Oggi le istituzioni ci aiutano a soccorrere chi sbarca e ad accelerare i transiti sulla terra ferma, ma manca una risposta concreta da parte del Governo nei confronti di un popolo che rimane testimone unico di un cambiamento epocale nel Mediterraneo. I miei parrocchiani sono sereni, ma non vedono arrivare dallo Stato soluzioni chiare per ovviare ai problemi della nostra comunità. Si parla di progetti a lunga scadenza, ma mancano interventi immediati quali potrebbero essere il blocco dei mutui o aiuti per gestire la stagione estiva.

La nostra impressione da qui è che questi nuovi sbarchi di fratelli provenienti dalla Libia sono una sorta di 'scudo umano' provocato dal conflitto. Noi viviamo sulla nostra pelle il risultato di una sorta di ipocrisia a livello europeo. Molti ci danno la loro solidarietà a livello internazionale, ma poi in concreto si scarica tutto sul territorio dell'isola. Come se si volesse sacrificare idealmente la nostra isola per salvare il resto del continente. Forse sono impressioni esagerate le nostre, ma realmente nel quotidiano è quello che sentiamo. Quella che altri chiamano 'emergenza' noi la sperimentiamo ogni giorno, non da mesi, ma da 20 anni.

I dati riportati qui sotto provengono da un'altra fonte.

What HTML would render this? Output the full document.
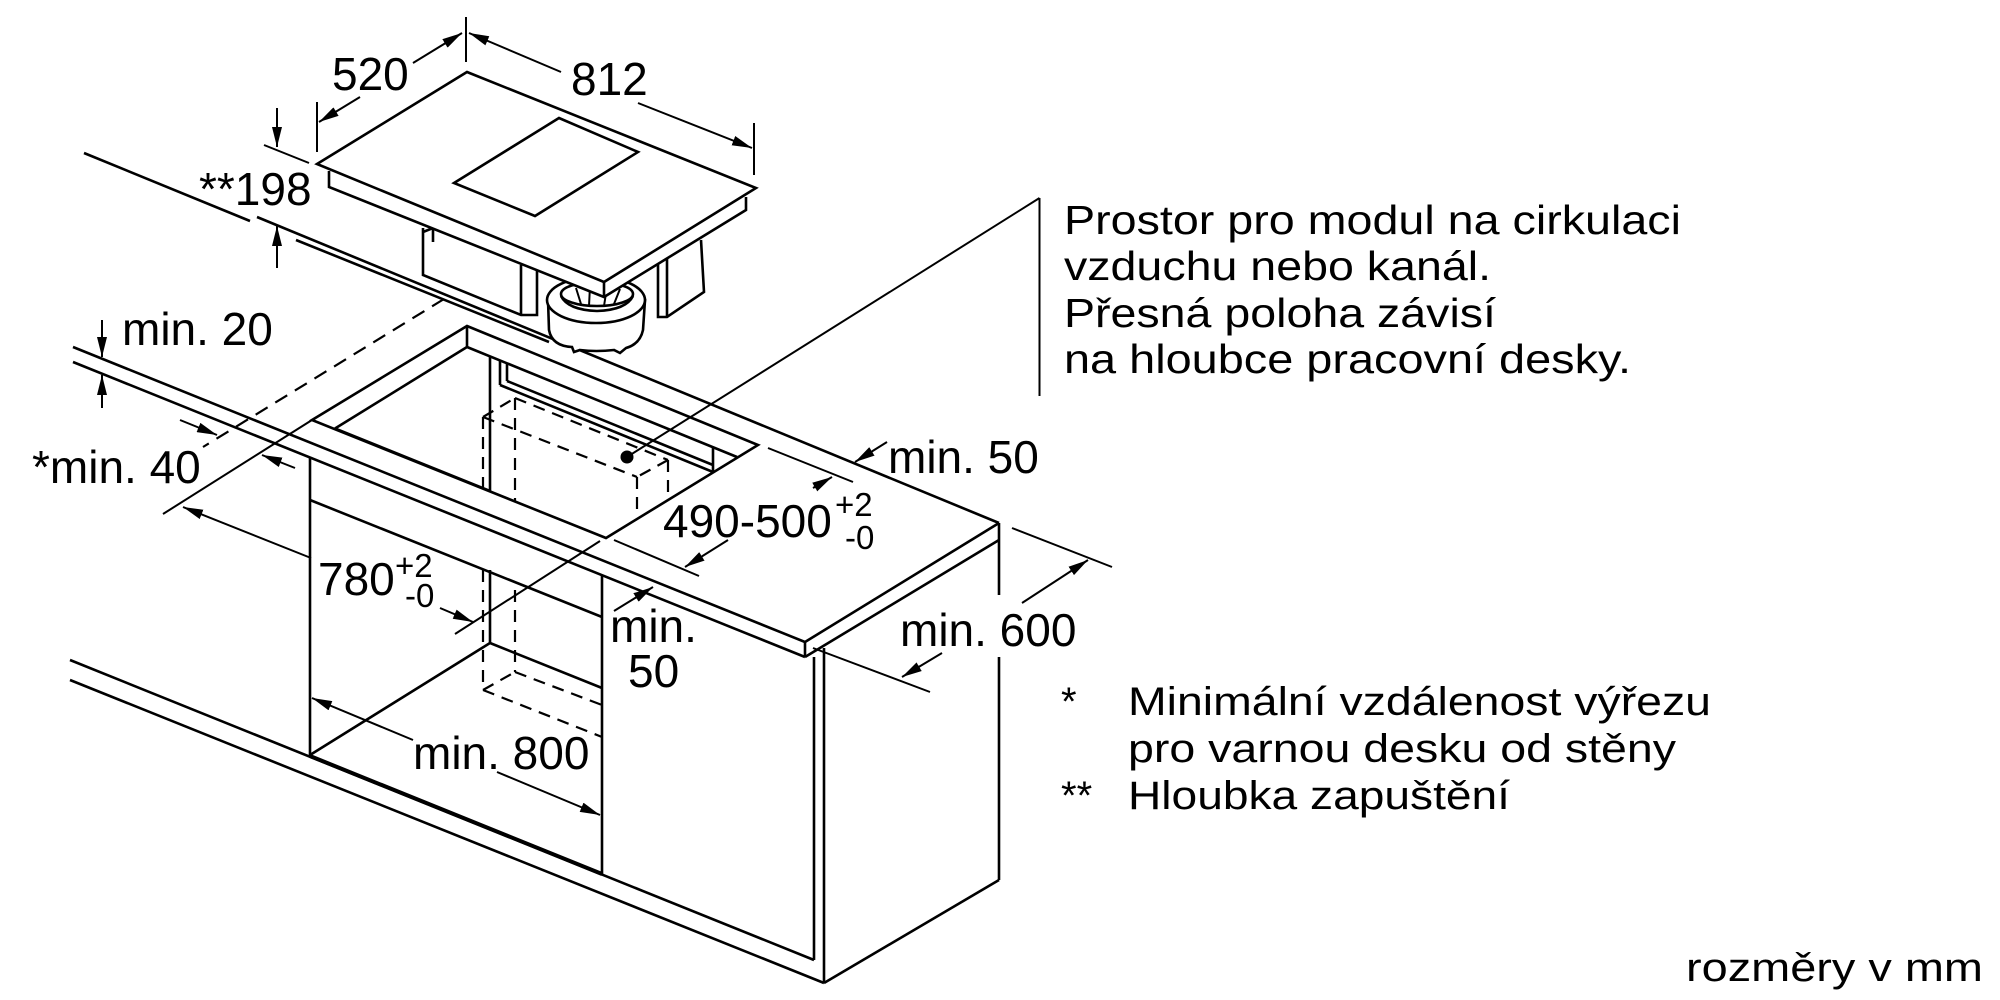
<!DOCTYPE html>
<html><head><meta charset="utf-8"><style>
html,body{margin:0;padding:0;background:#fff;}
svg{display:block;}
text{font-family:"Liberation Sans",Arial,sans-serif;fill:#000;}
</style></head><body>
<svg width="2000" height="1000" viewBox="0 0 2000 1000" xmlns="http://www.w3.org/2000/svg">
<defs>
<marker id="a" markerUnits="userSpaceOnUse" markerWidth="20" markerHeight="10" refX="20" refY="5" orient="auto" viewBox="0 0 20 10"><path d="M0,0 L20,5 L0,10 Z" fill="#000"/></marker>
</defs>
<rect width="2000" height="1000" fill="#fff"/>

<!-- main structure -->
<g stroke="#000" stroke-width="2.6" fill="none">
 <!-- wall line -->
 <line x1="84" y1="153" x2="250" y2="221"/>
 <line x1="296" y1="240" x2="549" y2="342"/>
 <!-- worktop back edge -->
 <line x1="257" y1="217" x2="999" y2="523"/>
 <!-- worktop front -->
 <line x1="73" y1="347" x2="805" y2="642"/>
 <line x1="73" y1="362" x2="805" y2="657"/>
 <line x1="805" y1="642" x2="999" y2="523"/>
 <line x1="805" y1="642" x2="805" y2="657"/>
 <line x1="805" y1="657" x2="999" y2="540"/>
 <!-- right cabinet -->
 <line x1="999" y1="523" x2="999" y2="595"/>
 <line x1="999" y1="657" x2="999" y2="880"/>
 <line x1="824" y1="648" x2="824" y2="983"/>
 <line x1="814" y1="657" x2="814" y2="960"/>
 <line x1="824" y1="983" x2="999" y2="880"/>
 <!-- plinth -->
 <line x1="70" y1="660" x2="814" y2="960"/>
 <line x1="70" y1="680" x2="824" y2="983"/>
 <line x1="310" y1="756" x2="602" y2="874" stroke-width="4"/>
 <!-- niche -->
 <line x1="310" y1="457" x2="310" y2="756"/>
 <line x1="310" y1="500" x2="602" y2="617"/>
 <line x1="602" y1="575" x2="602" y2="874"/>
 <line x1="490" y1="570" x2="490" y2="643"/>
 <line x1="490" y1="643" x2="310" y2="755"/>
 <line x1="490" y1="643" x2="602" y2="688"/>
 <!-- cutout -->
 <polygon points="312,420 467,326 758,445 606,538"/>
 <line x1="467" y1="326" x2="467" y2="347"/>
 <line x1="467" y1="347" x2="335" y2="428.5"/>
 <line x1="467" y1="347" x2="737" y2="457"/>
 <line x1="335" y1="428.5" x2="490" y2="491"/>
 <line x1="490" y1="356" x2="490" y2="491"/>
 <!-- channel -->
 <line x1="500" y1="361" x2="500" y2="385"/>
 <line x1="507" y1="364" x2="507" y2="381"/>
 <line x1="500" y1="385" x2="713" y2="472"/>
 <line x1="507" y1="381" x2="713" y2="465"/>
 <line x1="713" y1="447" x2="713" y2="472"/>
</g>

<!-- dashed module box -->
<g stroke="#000" stroke-width="2.2" fill="none" stroke-dasharray="12 8">
 <line x1="483" y1="417" x2="515" y2="398"/>
 <line x1="515" y1="398" x2="668" y2="460"/>
 <line x1="483" y1="417" x2="637" y2="477"/>
 <line x1="668" y1="460" x2="637" y2="477"/>
 <line x1="483" y1="417" x2="483" y2="490"/>
 <line x1="515" y1="398" x2="515" y2="502"/>
 <line x1="637" y1="477" x2="637" y2="516"/>
 <line x1="668" y1="460" x2="668" y2="497"/>
 <line x1="483" y1="570" x2="483" y2="690"/>
 <line x1="515" y1="590" x2="515" y2="672"/>
 <line x1="483" y1="690" x2="515" y2="672"/>
 <line x1="483" y1="690" x2="602" y2="737"/>
 <line x1="515" y1="672" x2="602" y2="705"/>
 <line x1="444" y1="299" x2="203" y2="447" stroke-dasharray="14 9"/>
</g>

<circle cx="627" cy="457" r="6.5" fill="#000"/>

<!-- dimension & leader lines -->
<g stroke="#000" stroke-width="2" fill="none">
 <line x1="627" y1="457" x2="1039.5" y2="198"/>
 <line x1="1039.5" y1="198" x2="1039.5" y2="396"/>
 <line x1="466" y1="17" x2="466" y2="62"/>
 <line x1="413" y1="63" x2="462" y2="33" marker-end="url(#a)"/>
 <line x1="360" y1="97" x2="319" y2="122" marker-end="url(#a)"/>
 <line x1="317" y1="102" x2="317" y2="152"/>
 <line x1="561" y1="72" x2="469" y2="33" marker-end="url(#a)"/>
 <line x1="638" y1="103" x2="752" y2="148" marker-end="url(#a)"/>
 <line x1="754" y1="123" x2="754" y2="175"/>
 <line x1="264" y1="145" x2="309" y2="163"/>
 <line x1="277" y1="108" x2="277" y2="147" marker-end="url(#a)"/>
 <line x1="277" y1="268" x2="277" y2="226" marker-end="url(#a)"/>
 <line x1="102" y1="320" x2="102" y2="357" marker-end="url(#a)"/>
 <line x1="102" y1="408" x2="102" y2="375" marker-end="url(#a)"/>
 <line x1="180" y1="420" x2="217" y2="435" marker-end="url(#a)"/>
 <line x1="295" y1="468" x2="262" y2="455" marker-end="url(#a)"/>
 <line x1="312" y1="420" x2="163" y2="514"/>
 <line x1="600" y1="541" x2="455" y2="634"/>
 <line x1="311" y1="558" x2="183" y2="507" marker-end="url(#a)"/>
 <line x1="440" y1="608" x2="473" y2="622" marker-end="url(#a)"/>
 <line x1="768" y1="448" x2="853" y2="482"/>
 <line x1="614" y1="540" x2="699" y2="576"/>
 <line x1="813" y1="488" x2="832" y2="477" marker-end="url(#a)"/>
 <line x1="728" y1="540" x2="685" y2="567" marker-end="url(#a)"/>
 <line x1="887" y1="442" x2="855" y2="462" marker-end="url(#a)"/>
 <line x1="614" y1="611" x2="653" y2="587" marker-end="url(#a)"/>
 <line x1="813" y1="648" x2="930" y2="692"/>
 <line x1="1012" y1="528" x2="1112" y2="567"/>
 <line x1="942" y1="653" x2="902" y2="677" marker-end="url(#a)"/>
 <line x1="1022" y1="603" x2="1088" y2="560" marker-end="url(#a)"/>
 <line x1="413" y1="740" x2="312" y2="698" marker-end="url(#a)"/>
 <line x1="497" y1="772" x2="600" y2="815" marker-end="url(#a)"/>
</g>

<!-- hob underside -->
<g stroke="#000" stroke-width="2.6" fill="#fff">
 <polygon points="423,226 537,270 537,315 521,315 423,275" stroke="none"/>
 <path d="M423,228 V275 L521,315 H537 V269 M521,265 V315 M423,232 L433,228 V242" fill="none"/>
 <polygon points="658,262 702,236 704,292 667,317 658,317" stroke="none"/>
 <path d="M658,263 V317 H667 L704,292 L701,240 M667,259 V317" fill="none"/>
 <!-- fan -->
 <path d="M548,300 L549,330 Q552,346 572,347 L574,352 L580,350 Q596,352 614,350 L620,353 L626,348 Q640,344 643,330 L645,300 Z"/>
 <ellipse cx="596" cy="300" rx="49" ry="23"/>
 <ellipse cx="597" cy="294" rx="36" ry="12"/>
 <path d="M561,296 Q568,310 597,311 Q626,310 633,296" fill="none"/>
 <path d="M576,288 L581,304 M590,286 L589,306 M607,287 L604,306 M620,289 L614,304" fill="none" stroke-width="2"/>
</g>

<!-- hob body -->
<g stroke="#000" stroke-width="2.6">
 <polygon points="317,164 467,72 756,188 746,197 746,210 604,297 329,187 329,171" fill="#fff" stroke="none"/>
 <polygon points="317,164 467,72 756,188 604,282" fill="#fff"/>
 <polygon points="454,183 559,118 638,152 535,216" fill="none"/>
 <path d="M329,171 V187 L604,297 L746,210 V197 M604,282 V297" fill="none"/>
</g>

<!-- dimension texts -->
<g font-size="46">
 <text x="332" y="90">520</text>
 <text x="571" y="95">812</text>
 <text x="199" y="205">**198</text>
 <text x="122" y="345">min. 20</text>
 <text x="32" y="483">*min. 40</text>
 <text x="318" y="595">780</text>
 <text x="663" y="537">490-500</text>
 <text x="888" y="473">min. 50</text>
 <text x="610" y="642">min.</text>
 <text x="628" y="687">50</text>
 <text x="900" y="646">min. 600</text>
 <text x="413" y="769">min. 800</text>
</g>
<g font-size="33">
 <text x="395" y="577">+2</text>
 <text x="405" y="607">-0</text>
 <text x="835" y="516">+2</text>
 <text x="845" y="549">-0</text>
</g>

<!-- notes -->
<g font-size="41">
 <text x="1064" y="234" textLength="617" lengthAdjust="spacingAndGlyphs">Prostor pro modul na cirkulaci</text>
 <text x="1064" y="280" textLength="427" lengthAdjust="spacingAndGlyphs">vzduchu nebo kanál.</text>
 <text x="1064" y="327" textLength="432" lengthAdjust="spacingAndGlyphs">Přesná poloha závisí</text>
 <text x="1064" y="373" textLength="567" lengthAdjust="spacingAndGlyphs">na hloubce pracovní desky.</text>
</g>
<g font-size="40">
 <text x="1061" y="715">*</text>
 <text x="1128" y="715" textLength="583" lengthAdjust="spacingAndGlyphs">Minimální vzdálenost výřezu</text>
 <text x="1128" y="762" textLength="548" lengthAdjust="spacingAndGlyphs">pro varnou desku od stěny</text>
 <text x="1061" y="809">**</text>
 <text x="1128" y="809" textLength="382" lengthAdjust="spacingAndGlyphs">Hloubka zapuštění</text>
 <text x="1686" y="981" textLength="297" lengthAdjust="spacingAndGlyphs">rozměry v mm</text>
</g>
</svg>
</body></html>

Non riusciamo a percepire quale politica europea si sta mettendo in atto di fronte a tutto questo, ma anche a livello italiano vediamo dei ritardi. Noi come Chiesa svolgiamo un'opera di supporto per le organizzazioni umanitarie non governative che aiutano le forze dell'ordine sul territiorio. Vogliamo essere una presenza silenziosa e discreta che sta accanto agli altri. Non siamo qui per criticare, ma per lavorare insieme, come facciamo ormai da mesi. Noi lo facciamo come piccola realtà presente qui a Lampedusa, ma il nostro esempio dovrebbe essere da monito per la Chiesa tutta. Anche negli altri luoghi, dove vengono trasferiti i migranti in partenza da qui, è giusto che la Chiesa si mobiliti e si faccia sentire con una presenza che continui il servizio e l'accompagnamento di questi fratelli.